The collapse of the UK’s best-known payday lender Wonga has implications for its customers and for the wider short-term credit sector.
Although few will mourn its demise, there is little to cheer for the lender’s existing customers and, with less competition, there is a chance the borrowing costs could rise for others.
Here are some of the key questions answered:
I have a Wonga loan, will this be written off?
Unfortunately for you, the repayments will still have to be made.
Although this will be overseen by the administrators – in the short-term at least – there is no practical difference in the way that these payments are made.
A service will continue for anyone who needs help, and anyone struggling to repay can still get in touch, and could also contact debt charities such as Citizens Advice or StepChange for free advice.

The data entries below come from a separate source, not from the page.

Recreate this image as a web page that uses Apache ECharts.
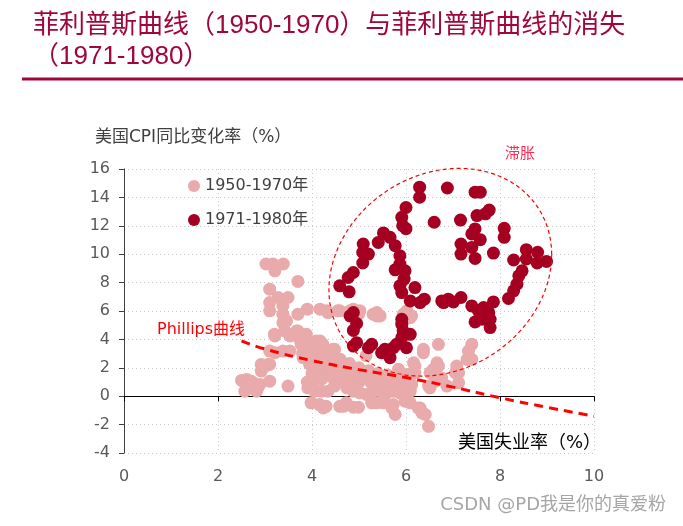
<!DOCTYPE html>
<html>
<head>
<meta charset="utf-8">
<script src="https://cdn.jsdelivr.net/npm/echarts@6/dist/echarts.min.js"></script>
<style>
html,body{margin:0;padding:0;background:#fff;}
#chart{width:683px;height:526px;}
</style>
</head>
<body>
<div id="chart"></div>
<script>
// ---------- data ----------
const titleText = '菲利普斯曲线（1950-1970）与菲利普斯曲线的消失\n（1971-1980）';
const seriesNames = ['1950-1970年', '1971-1980年'];
const yAxisTitle = '美国CPI同比变化率（%）';
const xAxisTitle = '美国失业率（%）';
const stagLabel = '滞胀';
const phillipsLabel = 'Phillips曲线';
const watermark = 'CSDN @PD我是你的真爱粉';

const xRange = [0, 10, 2];
const yRange = [-4, 16, 2];

// 1950-1970 : [unemployment, CPI yoy]
const points1950 = [
  [3.02,9.31],[3.17,9.31],[3.39,9.31],[3.21,8.83],[3.70,8.08],
  [3.10,7.54],[3.28,6.95],[3.49,6.95],[3.10,6.59],[3.10,6.01],[3.38,6.36],[3.38,5.77],[3.38,5.18],[3.46,5.30],[3.70,5.77],[3.90,6.13],
  [4.17,6.13],[4.31,6.01],[4.34,5.89],[4.55,6.01],[4.59,6.01],[4.81,6.01],[4.88,6.13],[4.99,5.77],[5.02,6.01],[5.30,5.77],[5.38,5.89],[5.38,5.65],[5.45,5.65],[5.94,5.77],[6.02,6.01],[6.09,5.53],[6.12,5.65],
  [3.20,4.36],[3.21,4.24],[3.42,4.59],[3.52,4.36],[3.53,4.24],[3.67,4.59],[3.74,4.00],[3.38,3.18],[3.21,3.06],[3.10,3.18],[3.53,3.18],[3.88,4.36],[4.17,3.89],[4.23,3.65],
  [3.70,4.59],[3.74,4.12],[3.77,3.65],[3.88,3.89],[3.95,3.41],[4.09,3.89],[4.23,3.53],[4.34,3.18],[4.48,3.30],[4.45,3.30],[4.49,2.71],
  [3.81,2.71],[3.95,2.24],[4.09,2.00],[4.23,1.77],[4.34,2.00],[4.48,2.24],[4.66,2.00],
  [3.80,3.00],[3.90,2.80],[4.00,3.10],[4.10,2.60],[4.20,3.00],[4.30,2.60],[4.40,2.70],[4.50,2.40],[4.60,2.60],[4.00,1.60],[4.20,1.20],[4.40,1.40],[4.50,1.00],[4.60,1.50],[4.70,1.20],[4.80,1.00],[3.90,1.00],[4.00,0.80],[4.10,1.30],
  [4.80,2.30],[5.00,2.00],[5.20,1.80],[5.40,1.60],[5.60,1.50],[5.80,1.30],[5.00,1.00],[5.30,0.70],[5.50,0.50],[5.15,2.85],
  [2.92,2.24],[3.06,2.24],[2.92,1.77],[3.00,2.12],[3.10,2.24],
  [2.50,1.11],[2.61,1.18],[2.70,1.06],[2.75,0.94],[2.89,0.83],[2.85,0.59],[2.57,0.35],[2.82,0.35],[2.65,0.60],
  [3.10,1.06],[3.49,0.71],
  [3.91,0.59],[4.06,0.35],[4.20,0.35],[4.34,0.35],[4.48,0.71],
  [3.98,-0.47],[4.16,-0.59],[4.30,-0.71],[4.59,-0.71],[4.73,-0.47],[4.24,-0.83],
  [4.67,2.00],[4.81,1.77],[4.95,1.53],[5.09,1.29],[5.23,1.06],[5.38,1.06],[5.52,0.83],[5.66,0.71],[5.80,0.83],[5.94,1.06],[6.02,1.53],[6.09,0.59],[5.98,0.12],
  [4.74,0.59],[4.88,0.35],[5.02,0.23],[5.16,0.12],[5.30,0.35],[5.59,0.23],[5.73,0.35],
  [4.67,-0.71],[4.88,-0.78],[4.99,-0.78],[5.27,-0.47],[5.38,-0.47],[5.52,-0.47],[5.70,-0.83],[5.77,-1.29],[5.98,-0.35],[6.09,-0.47],[6.30,-0.83],[6.41,-1.29],[6.48,-2.12],
  [6.69,3.65],[6.37,3.06],[6.37,3.30],[7.40,3.65],[7.33,3.18],[7.30,2.59],[7.40,2.59],[6.69,2.12],[6.58,1.89],[6.51,1.65],[7.08,2.12],[7.12,1.65],[6.19,2.12],[6.19,1.65],[6.48,0.71],[7.12,0.94],
  [6.16,2.35],[6.66,2.35],[7.05,1.65],[6.87,0.71],[6.51,0.59],[6.62,1.06],[6.76,1.29],
  [5.84,1.89],[5.59,1.18],[5.73,0.83],[6.12,0.83],[6.09,0.35],[5.87,0.23],[5.59,0.59],
  [5.52,-0.12],[5.73,-0.59],[6.05,-0.35],[6.26,-0.83],[6.34,-1.18]
];

// 1971-1980 : [unemployment, CPI yoy]
const points1971 = [
  [6.29,14.72],[6.29,14.01],[6.88,14.66],[7.47,14.37],[7.58,14.37],[7.77,13.11],[7.69,12.84],[7.51,12.72],
  [6.00,13.29],[5.91,12.60],[5.93,12.01],[6.00,11.80],[6.60,12.25],[7.16,12.40],
  [5.52,11.50],[5.41,10.83],[5.66,11.19],[5.77,10.60],[5.09,10.72],[5.08,10.13],[5.20,10.01],[5.08,9.38],
  [5.87,9.89],[5.87,9.31],[5.77,8.90],[5.98,8.83],[5.96,8.25],[5.87,7.77],[5.91,7.30],[6.19,7.65],
  [6.09,6.71],[6.30,6.59],[6.39,6.83],[6.76,6.71],
  [4.88,8.71],[4.77,8.36],[4.59,7.77],[4.79,7.35],
  [4.88,5.89],[4.81,5.65],[4.95,5.12],[4.88,4.63],[4.95,3.77],[4.88,3.53],[5.27,3.65],[5.20,3.41],
  [5.55,3.30],[5.48,3.06],[5.66,2.71],[5.73,3.41],[5.80,3.65],[5.91,4.12],[5.94,4.59],[5.91,5.07],[5.91,5.42],[6.01,3.41],[6.09,4.36],
  [6.80,6.59],[6.90,6.83],[7.01,6.64],[7.17,6.95],[7.40,6.36],[7.54,6.01],[7.65,6.24],[7.76,5.89],[7.86,6.64],
  [7.47,5.23],[7.62,5.42],[7.79,5.42],[7.79,4.83],
  [7.47,11.78],[7.40,11.43],[7.58,11.02],[7.17,10.72],[7.40,10.48],[7.47,9.70],[7.17,10.01],[7.86,10.08],
  [8.09,11.82],[8.09,11.19],[8.29,9.59],[8.56,10.32],[8.80,10.13],[8.56,9.66],[8.79,9.38],[8.99,9.49],
  [8.47,8.83],[8.40,8.48],[8.36,7.89],[8.29,7.42],[8.18,6.88]
];

// dashed Phillips curve
const phillipsX = [2.5, 3, 4, 5, 6, 7, 8, 9, 10];
const phillipsY = [3.89, 3.32, 2.51, 1.87, 1.31, 0.64, -0.11, -0.78, -1.41];

// stagflation ellipse: centre and conjugate half-axes (data units)
const ellipseCenter = [6.73, 8.73];
const ellipseAxes = [2.37, 1.24, 7.21]; // x half-width, y tilt, y half-height

// ---------- chart ----------
const FONT = "'DejaVu Sans', 'Noto Sans CJK SC', sans-serif";
const chart = echarts.init(document.getElementById('chart'), null, {renderer: 'canvas'});

const option = {
  animation: false,
  backgroundColor: '#ffffff',
  title: {
    text: titleText,
    left: 28, top: 5,
    textStyle: {
      color: '#a0063c', fontSize: 26, fontWeight: 'normal', lineHeight: 31,
      fontFamily: "'Liberation Sans', 'Noto Sans CJK SC', sans-serif"
    }
  },
  legend: {
    data: seriesNames,
    orient: 'vertical',
    left: 183, top: 173,
    itemGap: 18,
    icon: 'circle',
    itemWidth: 12, itemHeight: 12,
    textStyle: {color: '#404040', fontSize: 16, fontFamily: FONT}
  },
  grid: {left: 124, right: 89, top: 169, bottom: 73, containLabel: false},
  xAxis: [{
    type: 'value', min: xRange[0], max: xRange[1], interval: xRange[2],
    position: 'bottom',
    axisLine: {show: false, onZero: false},
    axisTick: {show: false},
    axisLabel: {color: '#595959', fontSize: 16, fontFamily: FONT, margin: 16},
    splitLine: {show: true, lineStyle: {color: '#c8c8c8', type: [1, 3], width: 1}}
  }, {
    type: 'value', min: xRange[0], max: xRange[1], interval: xRange[2],
    position: 'top',
    axisLine: {show: true, onZero: true, lineStyle: {color: '#000000', width: 1}},
    axisTick: {show: true, inside: true, length: 5, lineStyle: {color: '#000000'}},
    axisLabel: {show: false},
    splitLine: {show: false}
  }],
  yAxis: {
    type: 'value', min: yRange[0], max: yRange[1], interval: yRange[2],
    axisLine: {show: true, onZero: false, lineStyle: {color: '#404040', width: 1}},
    axisTick: {show: true, length: 5, lineStyle: {color: '#404040'}},
    axisLabel: {color: '#595959', fontSize: 16, fontFamily: FONT, margin: 14},
    splitLine: {show: true, lineStyle: {color: '#c8c8c8', type: [1, 3], width: 1}}
  },
  series: [{
    name: seriesNames[0], type: 'scatter', symbol: 'circle', symbolSize: 13,
    itemStyle: {color: '#e8aaaa', opacity: 1},
    data: points1950, z: 2
  }, {
    name: seriesNames[1], type: 'scatter', symbol: 'circle', symbolSize: 13,
    itemStyle: {color: '#a50021', opacity: 1},
    data: points1971, z: 3
  }, {
    name: 'phillips', type: 'line', smooth: true, symbol: 'none',
    data: phillipsX.map((x, i) => [x, phillipsY[i]]),
    lineStyle: {color: '#ff0000', width: 3, type: [9, 6]},
    z: 5, silent: true
  }, {
    name: 'ellipse', type: 'custom', silent: true, z: 6, clip: false,
    data: [ellipseCenter],
    renderItem: function (params, api) {
      const cx = api.value(0), cy = api.value(1);
      const pts = [];
      for (let i = 0; i <= 90; i++) {
        const t = i / 90 * Math.PI * 2;
        pts.push(api.coord([cx + ellipseAxes[0] * Math.cos(t),
                            cy + ellipseAxes[1] * Math.cos(t) + ellipseAxes[2] * Math.sin(t)]));
      }
      return {type: 'polyline', shape: {points: pts},
              style: {fill: null, stroke: '#ff0000', lineWidth: 1.2, lineDash: [4, 3]}};
    }
  }],
  graphic: [
    {type: 'line', shape: {x1: 22, y1: 79, x2: 683, y2: 79},
     style: {stroke: '#a0063c', lineWidth: 3}, z: 10},
    {type: 'text', left: 95, top: 129,
     style: {text: yAxisTitle, fill: '#404040', fontSize: 17, fontFamily: FONT}},
    {type: 'text', right: 82, top: 434,
     style: {text: xAxisTitle, fill: '#000000', fontSize: 18, fontFamily: FONT}},
    {type: 'text', left: 505, top: 147,
     style: {text: stagLabel, fill: '#ff2d55', fontSize: 15, fontFamily: FONT}},
    {type: 'text', left: 157, top: 322,
     style: {text: phillipsLabel, fill: '#ff0000', fontSize: 16, fontFamily: FONT}},
    {type: 'text', right: 16, top: 495,
     style: {text: watermark, fill: '#a6a6a6', fontSize: 18, fontFamily: FONT,
             stroke: '#ffffff', lineWidth: 2}}
  ]
};
chart.setOption(option);
</script>
</body>
</html>
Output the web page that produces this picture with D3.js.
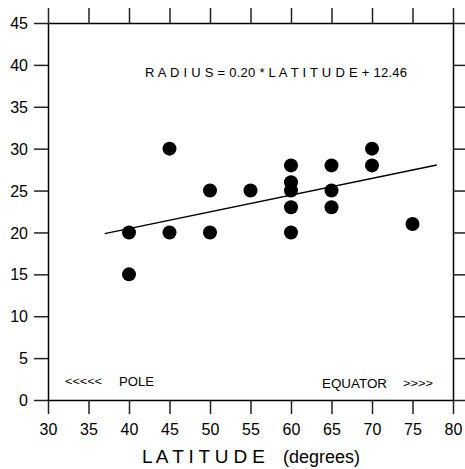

I have made a claim against Wonga. If successful, will I get any compensation?
Wonga has argued that its predicament was, at least in part, the result of a host of legacy claims. Borrowers have claimed that insufficient checks were carried out by the company to ensure that the loan could be repaid.
The majority of these have come through claims management companies.
There is now much less of a chance of getting a payout, if a complaint is upheld.
Compensation payments will be on the list of payments that could be made if and when Wonga’s assets are sold. However, they are not at the front of the queue.
As with any administration, secured creditors such as banks are the first to be paid from the funds of any sell-off, before unsecured creditors such as customers owed redress.
However, if a complaint has already been upheld and compensation agreed but not yet paid, then these cases are likely to be a priority.
Can we expect more short-term lenders to collapse?
Wonga might not be the last payday lender to collapse, and it is certainly not the first.
Cash Genie went into liquidation after it was admonished by the City watchdog, the Financial Conduct Authority, for a series of “unfair” fees and interest levies.
The regulator ordered the company to pay compensation to more than 92,000 specific customers – a process which is still open if any of those customers have yet to be paid.
Edinburgh-based Cheque Centre, which was once the second largest High Street payday lender, agreed to withdraw from the payday loans market in 2014 and went into administration after pressure from regulators.
Who borrows money in this way, and how much?
The average age borrower of a high-cost short-term loans is 35, according to research by the FCA.
High-cost short-term loans include the classic 30-day loans, but also the longer, and newer, three-month loans. In 2016, payday customers typically had nearly three of these loans, although one in 10 had taken out 12 or more.
There are more men (62%) than women who have these debts.
Their average income is £20,400, compared with a national average of £26,370.
The majority (76%) had no savings to fall back on. Of the remainder, the typical amount set aside was £177.
This is a problem as 68% of these consumers were struggling to pay their bills, and they had average debts, excluding mortgages, of £4,700.